Glitch Factory’s first project was a party game. Now the Brazilian studio is getting ready for another sort of party — the launch of an action-role-playing game.
Today, Glitch Factory and publisher Ysbryd Games announced that No Place For Bravery will be released in the first quarter of 2021 for the PC and Nintendo Switch. It’s a top-down action-RPG and shows that Brazil is continuing to expand from making games for folks to enjoy locally to releasing titles for a worldwide audience, bringing yet more voices into the industry.
“Party Saboteurs was our first project as a team. We decided to focus on a tight scope to test the waters. Since then, we developed a few projects, and that gave us the confidence to aim for a more ambitious game. As for RPGs, our team has grown in the era of 2D RPGs and dungeon-crawlers — we’ve always loved these genres that can pleasantly combine action, strategy, and strong narrative,” producer Matheus Queiroz said over email about this project.
No Place For Bravery is about Thorn, an old soldier in the world of Dewr. He’s done with fighting, or so he thinks, when he discovers that his long-lost daughter Leaf is still alive.
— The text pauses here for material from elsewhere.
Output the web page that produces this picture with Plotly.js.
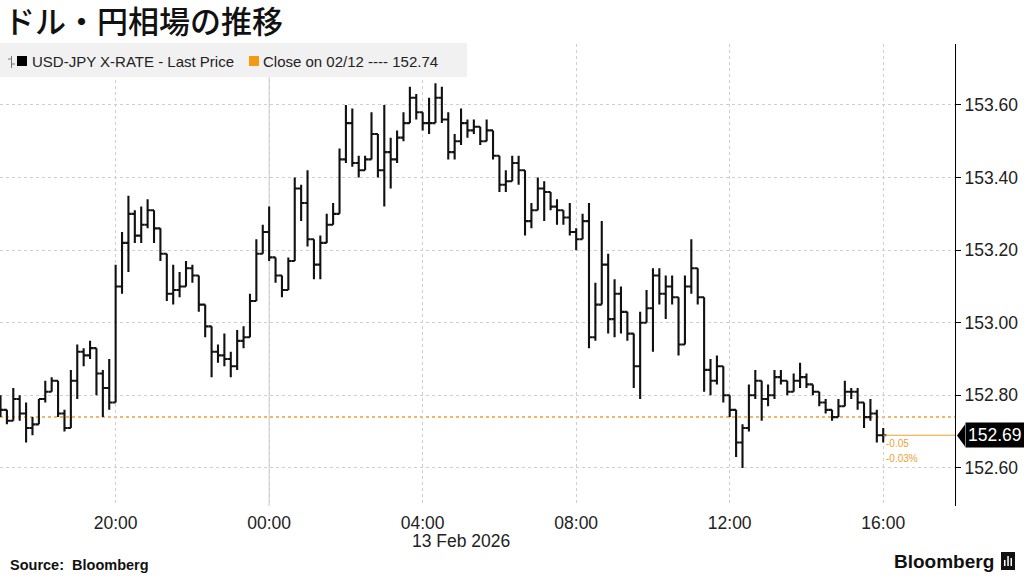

Thorn still has lots of nightmares about his past and his daughter, so he and his disabled foster son, Phid, set out on an adventure to find Leaf … and deal with Thorn’s past.
Thorn’s world, you see, is not a nice place.
“[Dewr is] a war-torn medieval world, devastated by godlike creatures and countless wars waged by humans,” Queiroz said. “We always wanted to make an RPG that felt ‘more real,’ less heroic, with flawed characters and a relentless world. We used to say that we wanted to make a game that felt like it was created by the Cohen Brothers.”
Glitch Factory says No Place for Bravery’s progression isn’t about gaining levels or boosting your stats. It’s not that kind of RPG. Instead, you earn upgrades from important encounters or unearthing secrets. As far as combat goes, the studio says it’s fast-paced, with a focus on swift strikes and parries.
One of the most interesting aspects of No Place For Bravery is that Glitch Factory first started this project as a roguelike, not a full RPG. It ended up overhauling the story based on the experiences of its designers, many of whom had dealt with toxic relationships and absent parents, the studio said.
“When we first announced No Place for Bravery back in 2016, we said the game was going to be a roguelike, with tons of replayability. We shifted our vision to an action-RPG, as that’s more like what the team wanted to do. That way we could move to Metroidvania/Souls-like elements, especially on its level design, and a heavy focus on narrative, which is closer to the heart of our team’s original vision,” Queiroz said.